Eubank accepted the winged verbiage but stopped to ponder, "How far is Devens as the crow flies?" Murmurs erupted. Even if the crow drove, the DREZ and Codman Hill are well within the 8-mile fly zone.
The gig was up. "Please take out 'as the crow flies,'" pleaded a resident ornithologist. "They don't fly straight."
The crow flight pattern was replaced with "8-mile radius" of Town Hall. The matter passed easily on a hand vote.
Selectmen authorized to rent/lease old library
Article 5 won Town Meeting approval. It authorized selectmen to negotiate with the Board of Library Trustees to transfer the care, custody, management and control of the old library at 7 Fairbank St. to selectmen, and further to allow selectmen to lease the building.
Johnson explained it was a fall-back position "should the town no longer need the old library." Renting the space would help "offset the costs of maintaining the building."
The vote leaves open the door for a move of Town Hall into the old library.
But selectmen may not sell the library -- or so said the heads shaking "no" when Katherine Elkind of Slough Road posed the question.

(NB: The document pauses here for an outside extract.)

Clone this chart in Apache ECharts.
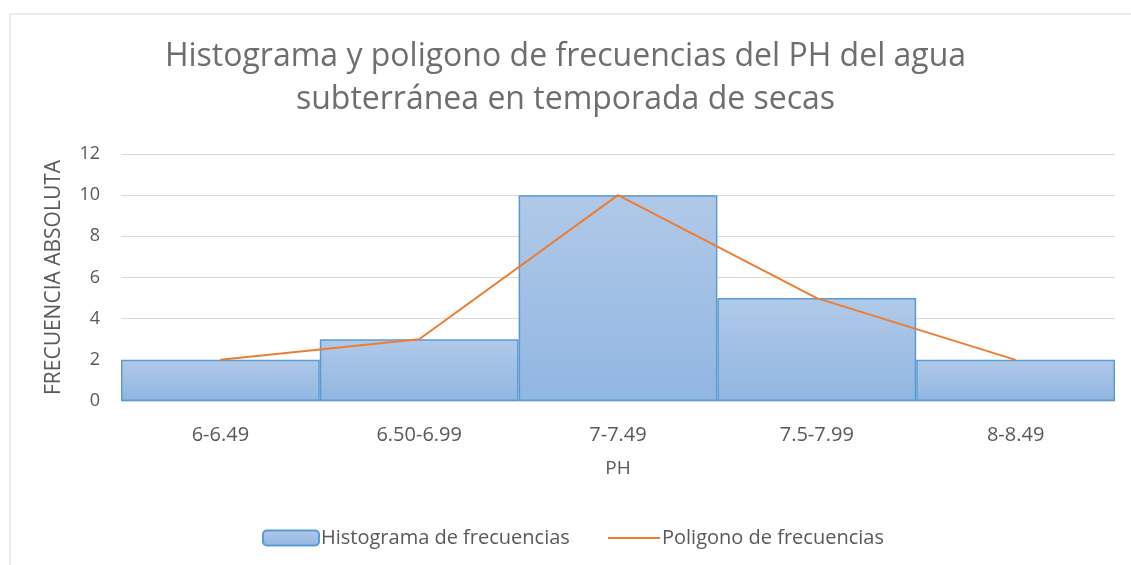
<!DOCTYPE html>
<html>
<head>
<meta charset="utf-8">
<script src="https://cdn.jsdelivr.net/npm/echarts@6/dist/echarts.min.js"></script>
<style>
  html, body { margin: 0; padding: 0; background: #fff; }
  #chart { width: 1131px; height: 565px; }
</style>
</head>
<body>
<div id="chart"></div>
<script>
// intervalos de PH y frecuencias
var categorias = ['6-6.49', '6.50-6.99', '7-7.49', '7.5-7.99', '8-8.49'];
var histograma = [2, 3, 10, 5, 2];
var poligono = [2, 3, 10, 5, 2];
var serieNombres = ['Histograma de frecuencias', 'Poligono de frecuencias'];

var fuente = 'Open Sans';
var gris = '#595959';

var chart = echarts.init(document.getElementById('chart'));
var option = {
    backgroundColor: '#fff',
    animation: false,
    title: {
        text: 'Histograma y poligono de frecuencias del PH del agua\nsubterránea en temporada de secas',
        left: 'center',
        top: 30,
        textStyle: {
            color: '#6e6e6e',
            fontFamily: fuente,
            fontSize: 32,
            fontWeight: 'normal',
            lineHeight: 43
        }
    },
    // marco del gráfico
    graphic: [{
        type: 'rect',
        shape: { x: 10, y: 14, width: 1130, height: 560 },
        style: { fill: 'none', stroke: '#d9d9d9', lineWidth: 1 },
        silent: true
    }],
    legend: [{
        data: [serieNombres[0]],
        left: 262,
        top: 528,
        padding: 0,
        itemWidth: 56,
        itemHeight: 15,
        textStyle: { color: gris, fontFamily: fuente, fontSize: 20, padding: [0, 0, 0, -3] }
    }, {
        // la leyenda de la línea es solo un trazo naranja
        data: [{ name: serieNombres[1], icon: 'rect' }],
        left: 608,
        top: 528,
        padding: 0,
        itemWidth: 52,
        itemHeight: 2,
        textStyle: { color: gris, fontFamily: fuente, fontSize: 20, padding: [0, 0, 0, -3] }
    }],
    grid: {
        left: 121,
        right: 16,
        top: 154,
        bottom: 164,
        containLabel: false
    },
    xAxis: {
        type: 'category',
        data: categorias,
        name: 'PH',
        nameLocation: 'middle',
        nameGap: 58,
        nameTextStyle: { color: gris, fontFamily: fuente, fontSize: 19 },
        axisLine: { show: true, lineStyle: { color: '#d9d9d9' } },
        axisTick: { show: false },
        axisLabel: { color: gris, fontFamily: fuente, fontSize: 20, margin: 24 }
    },
    yAxis: {
        type: 'value',
        min: 0,
        max: 12,
        interval: 2,
        name: 'FRECUENCIA ABSOLUTA',
        nameLocation: 'middle',
        nameGap: 56,
        nameTextStyle: { color: gris, fontFamily: fuente, fontSize: 21 },
        axisLine: { show: false },
        axisTick: { show: false },
        axisLabel: { color: gris, fontFamily: fuente, fontSize: 18, margin: 21 },
        splitLine: { lineStyle: { color: '#d9d9d9', width: 1 } }
    },
    series: [{
        name: serieNombres[0],
        type: 'bar',
        data: histograma,
        barCategoryGap: '0%',
        itemStyle: {
            color: new echarts.graphic.LinearGradient(0, 0, 0, 1, [
                { offset: 0, color: '#b0c9e8' },
                { offset: 1, color: '#91b6e2' }
            ]),
            borderColor: '#5b9bd5',
            borderWidth: 1.5
        }
    }, {
        name: serieNombres[1],
        type: 'line',
        data: poligono,
        symbol: 'none',
        lineStyle: { color: '#ed7d31', width: 2 },
        itemStyle: { color: '#ed7d31' }
    }]
};
chart.setOption(option);
</script>
</body>
</html>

Salter suggested voters deny the authorization for selectmen in the event selectmen were retaining the sole say on whether to lease the building to a third-party tenant. Salter pushed for "further Town Meeting oversight" before third-party tenants move in.
The talk is premature, assured Davida Bagatelle, a West BareHill Road resident and library trustee. "We haven't had dialogue yet, so we'll go from there." The vote passed easily on a show of hands.